The last swim of the season is usually rather uneventful, unintentional. The water isn’t quite too cold for a swim, and the afternoon sun still holds its warmth. When it touches your skin, you can pretend that the night won’t be cold, even as the air curls its fingers around your waist and refuses to let go. It was in late March that I ran to the ocean for a final swim, rushing through the Royal National Park to stay ahead of the rangers and make it to the isolated Congwong beach for a final, desperate, dive into the water. I swam as far out as I dared, clinging onto the sacred and wildness I’d discovered by the sea, until the notices were nailed onto fenceposts and police cleared the area.

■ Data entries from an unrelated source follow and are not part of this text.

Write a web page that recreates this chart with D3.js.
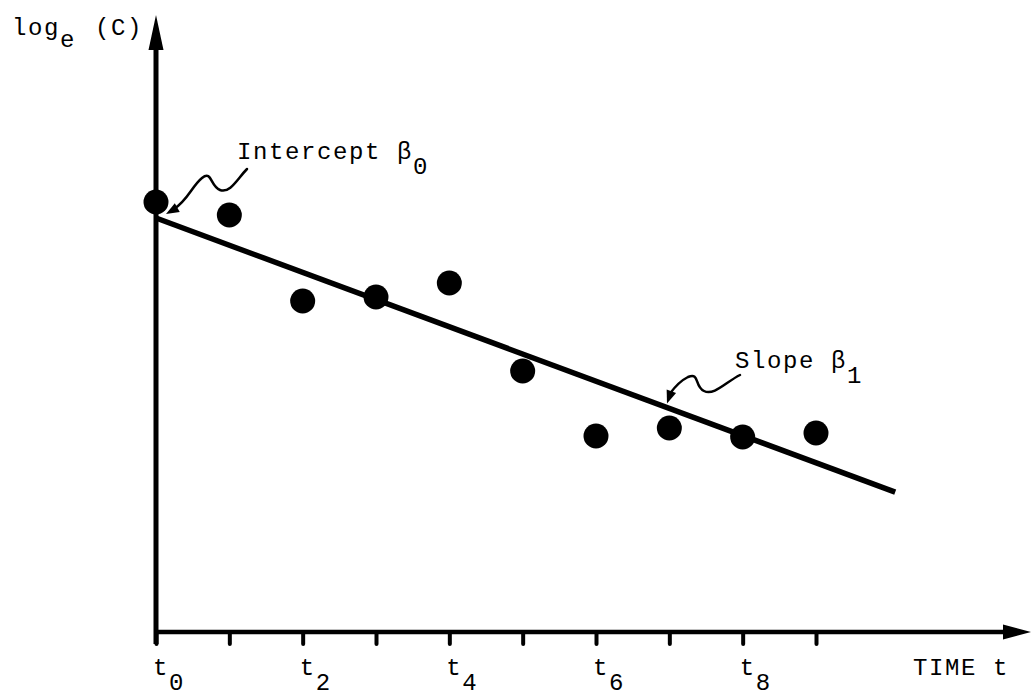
<!DOCTYPE html>
<html>
<head>
<meta charset="utf-8">
<script src="https://cdn.jsdelivr.net/npm/d3@7"></script>
<style>
    html, body { margin: 0; padding: 0; background: #fff; }
    svg { display: block; }
    .label {
        font-family: "Courier New", "Liberation Mono", monospace;
        font-size: 24px;
        letter-spacing: 1.6px;
        fill: #000;
    }
</style>
</head>
<body>
<div class="chart"></div>
<script>
// --- data
const timeSteps     = [0, 1, 2, 3, 4, 5, 6, 7, 8, 9];
const logConc       = [4.30, 4.17, 3.31, 3.35, 3.49, 2.61, 1.96, 2.04, 1.95, 1.99];
const labelledSteps = [0, 2, 4, 6, 8];
const tickSubs      = ["0", "2", "4", "6", "8"];
const fitIntercept  = 4.14;
const fitSlope      = -0.272;
const fitSpan       = [0, 10.08];

const width = 1031, height = 697;

// --- scales
const x = d3.scaleLinear().domain([0, 9]).range([156, 816]);
const y = d3.scaleLinear().domain([0, 6]).range([632, 32]);

const svg = d3.select(".chart").append("svg")
    .attr("width", width)
    .attr("height", height);

svg.append("rect")
    .attr("width", width)
    .attr("height", height)
    .attr("fill", "#fff");

const x0 = x(0), yBase = y(0);

// AXES
const axes = svg.append("g").attr("class", "axes");

axes.append("line")
    .attr("x1", x0).attr("y1", yBase + 12)
    .attr("x2", x0).attr("y2", 45)
    .attr("stroke", "#000")
    .attr("stroke-width", 5);

axes.append("polygon")
    .attr("points", [[x0, 15], [x0 - 7.5, 50], [x0 + 7.5, 50]].join(" "))
    .attr("fill", "#000");

axes.append("line")
    .attr("x1", x0).attr("y1", yBase)
    .attr("x2", width - 24).attr("y2", yBase)
    .attr("stroke", "#000")
    .attr("stroke-width", 4.5);

axes.append("polygon")
    .attr("points", [[width, yBase], [width - 28, yBase - 7.5], [width - 28, yBase + 7.5]].join(" "))
    .attr("fill", "#000");

// --- tick marks through the d3 axis, domain line drawn above
const xAxis = svg.append("g")
    .attr("transform", `translate(0,${yBase})`)
    .call(d3.axisBottom(x).tickValues(timeSteps).tickSize(12).tickFormat(""));

xAxis.select(".domain").remove();
xAxis.selectAll(".tick line")
    .attr("stroke", "#000")
    .attr("stroke-width", 4)
    .attr("stroke-linecap", "round");

// TICK LABELS  t with subscript
const tickText = svg.selectAll(".ticklabel")
    .data(labelledSteps)
    .enter().append("text")
    .attr("class", "label ticklabel")
    .attr("x", d => x(d) - 3)
    .attr("y", 675);

tickText.append("tspan").text("t");
tickText.append("tspan")
    .attr("dy", 15)
    .text((d, i) => tickSubs[i]);

svg.append("text")
    .attr("class", "label")
    .attr("x", 913)
    .attr("y", 675)
    .text("TIME t");

// --- y label
const yLabel = svg.append("text")
    .attr("class", "label")
    .attr("x", 12)
    .attr("y", 35);
yLabel.append("tspan").text("log");
yLabel.append("tspan").attr("dy", 12).text("e");
yLabel.append("tspan").attr("dy", -12).attr("dx", 19).text("(C)");

// FITTED LINE
const fitLine = d3.line()
    .x(d => x(d))
    .y(d => y(fitIntercept + fitSlope * d));

svg.append("path")
    .datum(fitSpan)
    .attr("d", fitLine)
    .attr("fill", "none")
    .attr("stroke", "#000")
    .attr("stroke-width", 5.5);

// OBSERVATIONS
svg.selectAll(".obs")
    .data(timeSteps)
    .enter().append("circle")
    .attr("class", "obs")
    .attr("cx", d => x(d))
    .attr("cy", (d, i) => y(logConc[i]))
    .attr("r", 12.5)
    .attr("fill", "#000");

// ANNOTATIONS  wavy arrows
function wavyArrow(pathD, tip, from) {
    svg.append("path")
        .attr("d", pathD)
        .attr("fill", "none")
        .attr("stroke", "#000")
        .attr("stroke-width", 2.5)
        .attr("stroke-linecap", "round");
    const ang = Math.atan2(tip[1] - from[1], tip[0] - from[0]);
    const len = 13, half = 5;
    const bx = tip[0] - len * Math.cos(ang), by = tip[1] - len * Math.sin(ang);
    svg.append("polygon")
        .attr("points", [
            tip,
            [bx + half * Math.sin(ang), by - half * Math.cos(ang)],
            [bx - half * Math.sin(ang), by + half * Math.cos(ang)]
        ].join(" "))
        .attr("fill", "#000");
}

// intercept arrow lands on the line at t0
const iTip = [x(0) + 10, y(fitIntercept) - 4];
wavyArrow(`M247,169 C238,178 230,194 220,190 C210,186 212,170 202,178 C192,186 188,200 ${iTip[0] + 8},${iTip[1] - 5}`,
    iTip, [iTip[0] + 14, iTip[1] - 8]);

// slope arrow lands on the line near t7
const sTip = [667, y(fitIntercept + fitSlope * x.invert(667)) - 4];
wavyArrow(`M740,375 C726,382 714,396 704,391 C694,386 700,372 688,377 C680,381 674,388 ${sTip[0] + 3},${sTip[1] - 10}`,
    sTip, [sTip[0] + 5, sTip[1] - 14]);

const iLabel = svg.append("text")
    .attr("class", "label")
    .attr("x", 237)
    .attr("y", 159);
iLabel.append("tspan").text("Intercept β");
iLabel.append("tspan").attr("dy", 15).text("0");

const sLabel = svg.append("text")
    .attr("class", "label")
    .attr("x", 735)
    .attr("y", 368);
sLabel.append("tspan").text("Slope β");
sLabel.append("tspan").attr("dy", 15).text("1");
</script>
</body>
</html>
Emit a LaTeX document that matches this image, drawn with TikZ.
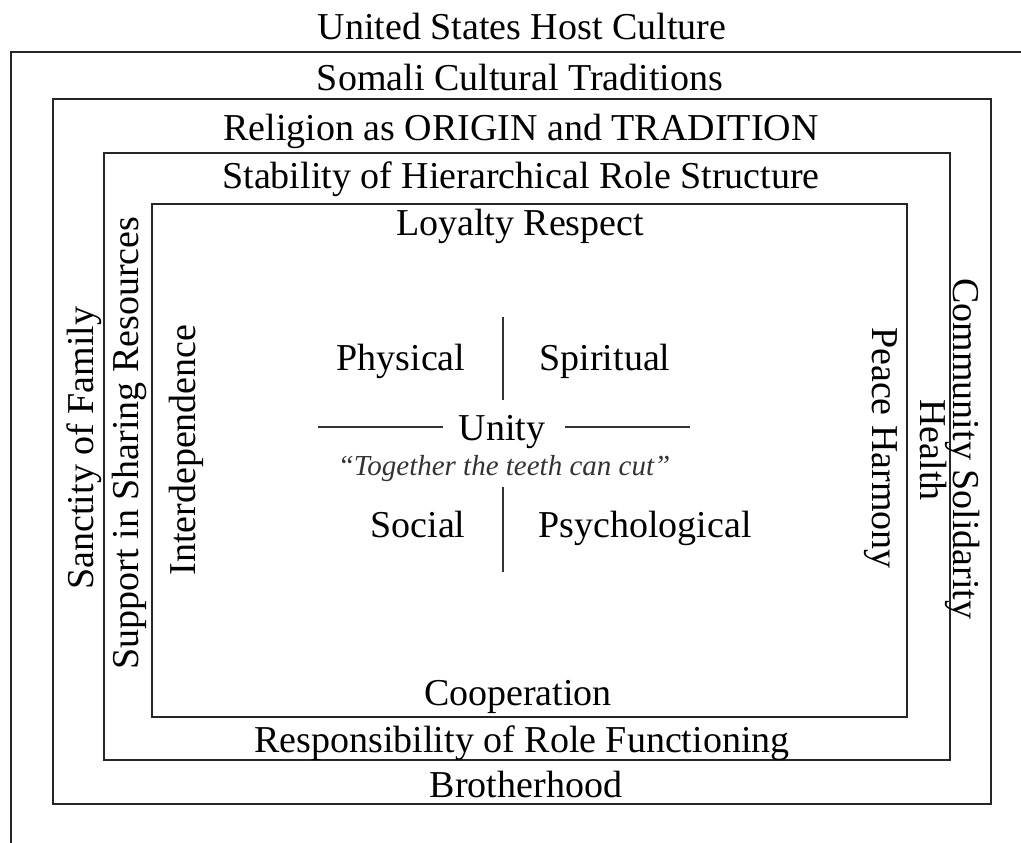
\documentclass[tikz,border=0pt]{standalone}
\usepackage{fontspec}
\setmainfont{Liberation Serif}
\usepackage{tikz}

\tikzset{
  frame/.style={draw=black!85, line width=2.8pt},
  bar/.style={draw=black!80, line width=2.8pt},
  lab/.style={font=\fontsize{38}{40}\selectfont, inner sep=0pt, anchor=base},
  saying/.style={font=\fontsize{29}{31}\selectfont\itshape, inner sep=0pt, anchor=base, text=black!80}
}

\begin{document}
\begin{tikzpicture}[x=1pt, y=-1pt]

\useasboundingbox (0,0) rectangle (1021,843);

% nested frames, the outer one runs off the page
\draw[frame] (1021,52) -- (11,52) -- (11,843);
\draw[frame] (53,99) rectangle (991,804);
\draw[frame] (104,153) rectangle (950,760);
\draw[frame] (152,204) rectangle (907,717);

%% top and bottom labels
\path
(522,40) node[lab] (host){United States Host Culture}
(520,91) node[lab] (somali){Somali Cultural Traditions}
(521,140) node[lab] (religion){Religion as ORIGIN and TRADITION}
(521,188) node[lab] (stability){Stability of Hierarchical Role Structure}
(520,235) node[lab] (loyalty){Loyalty Respect}
(518,705) node[lab] (coop){Cooperation}
(522,752) node[lab] (respons){Responsibility of Role Functioning}
(526,797) node[lab] (brother){Brotherhood};

%% side labels
\path
(93,448) node[lab, rotate=90] (family){Sanctity of Family}
(138,443) node[lab, rotate=90] (support){Support in Sharing Resources}
(195,450) node[lab, rotate=90] (interdep){Interdependence}
(953,449) node[lab, rotate=-90] (community){Community Solidarity}
(920,450) node[lab, rotate=-90] (health){Health}
(872,448) node[lab, rotate=-90] (peace){Peace Harmony};

%% centre cross
\path
(401,370) node[lab] (physical){Physical}
(605,370) node[lab] (spiritual){Spiritual}
(502,440) node[lab] (unity){Unity}
(504,475) node[saying] (saying){``Together the teeth can cut''}
(418,537) node[lab] (social){Social}
(645,537) node[lab] (psycho){Psychological};

\draw[bar] (503,317) -- (503,400);
\draw[bar] (503,487) -- (503,572);
\draw[bar] (318,427) -- (443,427);
\draw[bar] (565,427) -- (690,427);

\end{tikzpicture}
\end{document}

Before early morning swims and Sundays spent by the sea, there was church. It would fill my day from sunrise to sunset; leading a small team for a morning service, with lunch and often a nap before the evening service and launching into the week ahead. As I started slowly cutting off the parts of me that would kneel at the end of the stage-cum-altar and pray, I would spend Sundays at the beach, passing time until the evening service ended, meeting with friends afterwards to sit on the church steps, each trying to convince the other that believing (or not) was the right thing to do. When I finally left, the sea filled my sabbath day, the sacred ritual of rest becoming a weekly migration to the Ladies’ Baths at Coogee to read and reflect amongst scores of diverse and inspiring women lounging throughout the secluded grounds.
Throughout the summer I risked smoke, storms and sickness to escape into the embrace of the sea, until, one day after that final swim, places of worship were effectively closed, along with beaches, pools, and national parks across NSW. Skeleton teams adapted to livestreamed prayers and sermons recorded in empty rooms. The faithful found themselves using their laptops to celebrate the end of Lent and the start of Ramadan, others missing services for the first time in decades. I stayed home on Sundays, pacing my neighbourhood until I found a path that led to the harbour.
It’s unsurprising that in a crisis we run to spaces of safety and connection. For Pastor Karen Pack, assisting community members discover sacred spaces in their own homes has been her continuing mandate. ‘My own community has been meeting mostly online for the whole year,’ she said, ‘Christianity is all about relationship, so consummating those relationships in what’s appropriate to the circumstance to stay safe and healthy… most of the places where Jesus taught was out in the middle of nature… in the midst of life with people.’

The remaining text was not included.